In 2012, the Lamma Island ferry had an accident in which 39 people lost their lives and almost 100 were injured. The tragedy is revisited in a work Paiva created for his “Cast Away” exhibition in 2014 at the Orient Foundation, Macau. A fiberglass cast of a boat (that looks like concrete) sinks into a blue pixilated carpet on the floor, the angle of the prow recalling photographs of the incident. On the walls nearby, hung copies of polystyrene rescue flotation devices. Accompanying the ghost-wreck were a number of ghost-maps of islands, transparent blue elevations, with their plinths reflecting the design of the building, a seventeenth- century house originally built with the intention of replicating a European residence and providing an amulet-protection from the exotic “island” outside. These jewel-like artifacts recall João Vasco Paiva’s earlier series, “Translucent Debris”, Constructivist-like sculptures that played on their component parts—including the remains of colored Perspex—the ability to physically bend and also to refract, filter and reflect light. Another work, a totem pole comprising a resin cast of a piece of a polystyrene packaging for a large TV monitor, again plays with notions of copying and transformation, space and compression.
Paiva’s work always begins with a search—beachcombing, hunting, gathering, sorting, collating, analyzing.

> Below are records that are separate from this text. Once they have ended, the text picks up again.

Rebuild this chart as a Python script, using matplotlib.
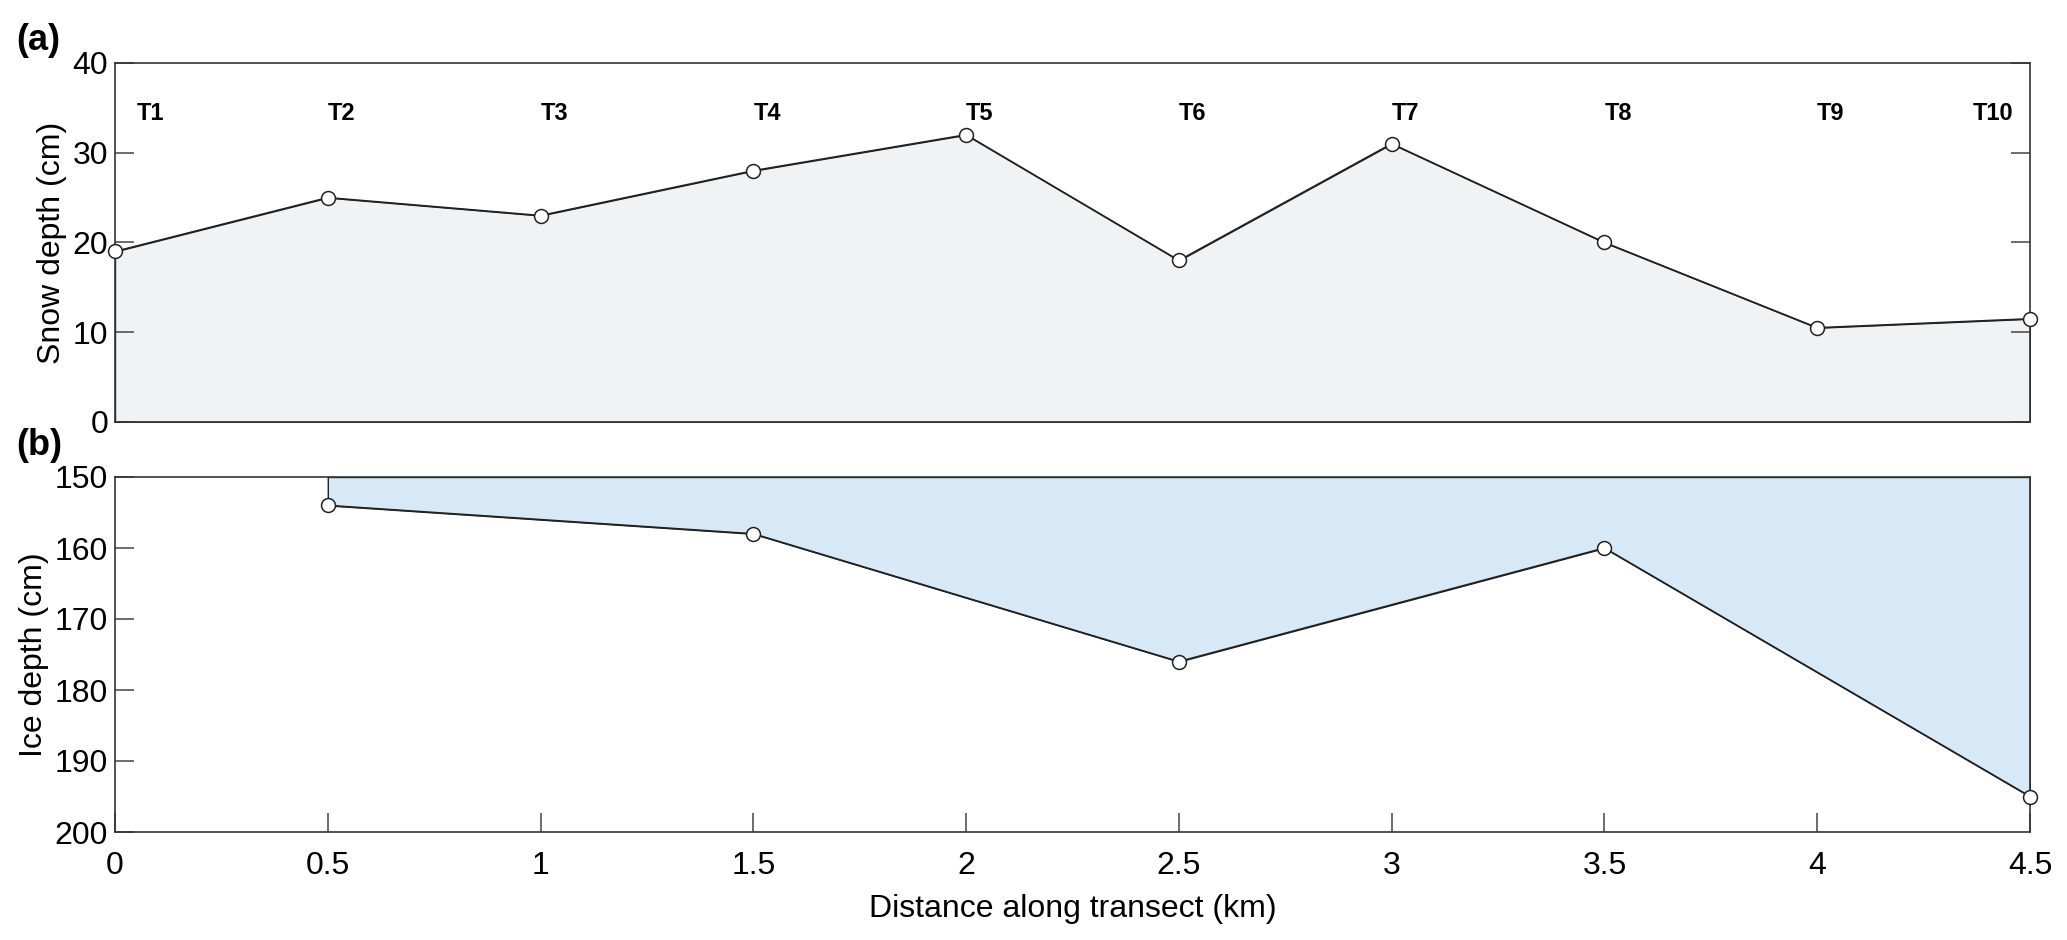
import matplotlib
matplotlib.use("Agg")
import matplotlib.pyplot as plt
import numpy as np

plt.rcParams['font.family'] = ['Liberation Sans', 'DejaVu Sans']

# snow depth at each station (km, cm)
snow_x = [0, 0.5, 1, 1.5, 2, 2.5, 3, 3.5, 4, 4.5]
snow_depth = [19, 25, 23, 28, 32, 18, 31, 20, 10.5, 11.5]
station_names = ["T1", "T2", "T3", "T4", "T5", "T6", "T7", "T8", "T9", "T10"]

# ice depth at every second station
ice_x = [0.5, 1.5, 2.5, 3.5, 4.5]
ice_depth = [154, 158, 176, 160, 195]

x_ticks = [0, 0.5, 1, 1.5, 2, 2.5, 3, 3.5, 4, 4.5]
x_ticklabels = ["0", "0.5", "1", "1.5", "2", "2.5", "3", "3.5", "4", "4.5"]

W, H = 2067, 940
fig = plt.figure(figsize=(W / 100, H / 100), dpi=100)
left, right = 115 / W, 2030 / W
ax1 = fig.add_axes([left, 1 - 422 / H, right - left, (422 - 63) / H])
ax2 = fig.add_axes([left, 1 - 832 / H, right - left, (832 - 477) / H])

spine_col = "#333333"
for ax in (ax1, ax2):
    for s in ax.spines.values():
        s.set_color(spine_col)
        s.set_linewidth(1.2)
    ax.tick_params(direction="in", length=14, width=1.1, color="#444444",
                   labelsize=23)
    ax.tick_params(axis="y", pad=5)
    ax.tick_params(axis="x", pad=14)

# (a) snow
ax1.fill_between(snow_x, snow_depth, 0, facecolor="#f1f2f4",
                 edgecolor="#222222", linewidth=1.0, zorder=1)
ax1.plot(snow_x, snow_depth, color="#222222", lw=1.2, marker="o", ms=10,
         mfc="white", mec="#222222", mew=1.1, zorder=3, clip_on=False)
ax1.set_xlim(0, 4.5)
ax1.set_ylim(0, 40)
ax1.set_yticks([0, 10, 20, 30, 40])
ax1.set_xticks([])
ax1.tick_params(axis="y", right=True)
ax1.set_ylabel("Snow depth (cm)", fontsize=23, labelpad=4)
for i, (xv, name) in enumerate(zip(snow_x, station_names)):
    if i == 0:
        ax1.text(xv + 0.05, 34.4, name, ha="left", va="center",
                 fontsize=17, fontweight="bold")
    elif i == len(snow_x) - 1:
        ax1.text(xv - 0.04, 34.4, name, ha="right", va="center",
                 fontsize=17, fontweight="bold")
    else:
        ax1.text(xv, 34.4, name, ha="left", va="center",
                 fontsize=17, fontweight="bold")

# (b) ice
ax2.fill_between(ice_x, ice_depth, 150, facecolor="#d7e9f6",
                 edgecolor="#222222", linewidth=1.0, zorder=1)
ax2.plot(ice_x, ice_depth, color="#222222", lw=1.2, marker="o", ms=10,
         mfc="white", mec="#222222", mew=1.1, zorder=3, clip_on=False)
ax2.set_xlim(0, 4.5)
ax2.set_ylim(200, 150)
ax2.set_yticks([150, 160, 170, 180, 190, 200])
ax2.set_xticks(x_ticks)
ax2.set_xticklabels(x_ticklabels)
ax2.set_ylabel("Ice depth (cm)", fontsize=23, labelpad=4)
ax2.set_xlabel("Distance along transect (km)", fontsize=23, labelpad=9)

fig.text(16 / W, 1 - 40 / H, "(a)", fontsize=26, fontweight="bold",
         ha="left", va="center")
fig.text(16 / W, 1 - 446 / H, "(b)", fontsize=26, fontweight="bold",
         ha="left", va="center")

fig.savefig("out.png", dpi=100)
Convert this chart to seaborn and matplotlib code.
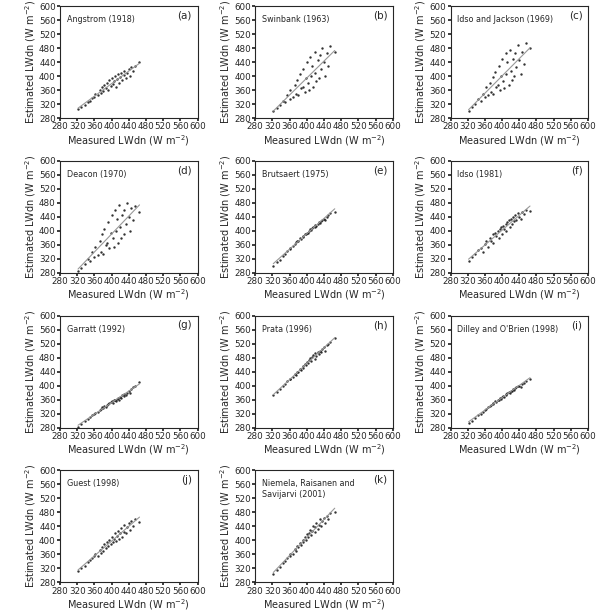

The remnant rubble, breeze block negative spaces, and the fissures in a concrete pier are about human enterprise and introversion, curiosities and fears, and the systems we have created to conquer them. As the artist commented to me, “What connects everything [in the works] is a sense of isolating objects and situations.” It is the alienation or misappropriation of the objects—these redeemed pieces of masonry—that gives them value. Objects go through different states but matter does not disappear—only our perspective and definitions of it.
Every man is a piece of the continent,
A part of the main.
If a clod be washed away by the sea,
Europe is the less.2
Notes
1. Also known as “Subway Turnstiles” (2011), it was shown at the “Hong Kong Eye” exhibition at Saatchi Gallery London in 2012.